The max bellows draw is another story. The longest (normally constructed) lens you can use depends on how close you want to get with that lens. You can focus a 360mm lens at infinity and close to infinity but nothing closer. A 300mm maybe at head & shoulders distance or so. A 210 could be used for almost 1:1. (1:1 requires a bellows draw which is 2X the focal length.)

Many recommends a "normal" 150mm lens as a starter lens when learning LF photography. I do agree with that advice. The concept of tilts and swings is soo much easier to learn and understand with a 150-210 mm lens than e.g. a 90mm lens. You get bigger movements and the front/back are more spaced apart. This makes it easier to see what you are doing. I.e it's easier to see a 15 deg tilt which may be what is needed with e.g. a 180mm lens than a 3-4 deg tilt with a 90mm.
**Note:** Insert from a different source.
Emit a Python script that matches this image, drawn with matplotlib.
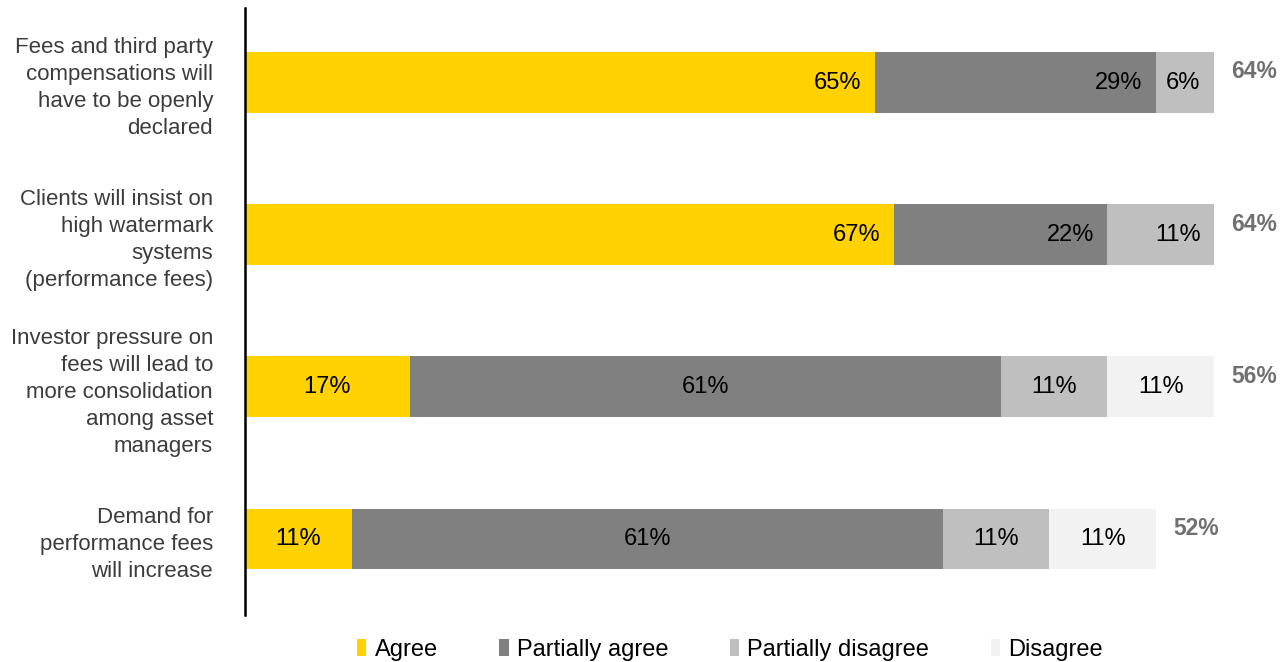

As long as the lens is in decent shape and the shutter works OK, it doesn't matter if the lens is quite old and worn. It's very hard to tell the difference between a 40 years old single coated (or even non-coated) lens from an expensive new lens when it comes to the final print. There are plenty of good used lenses in the 150-210mm range which can be found at very nice prices.
LF photography is quite different from 35mm or MF shooting. The shifts, tilts and swings does change the way focal lenghts are choosen, so while I love a 35mm on a Leica (and even the 38mm on my 'blad SWC), I seem to prefer a 210 on a LF camera, out of the number of different lenses I have.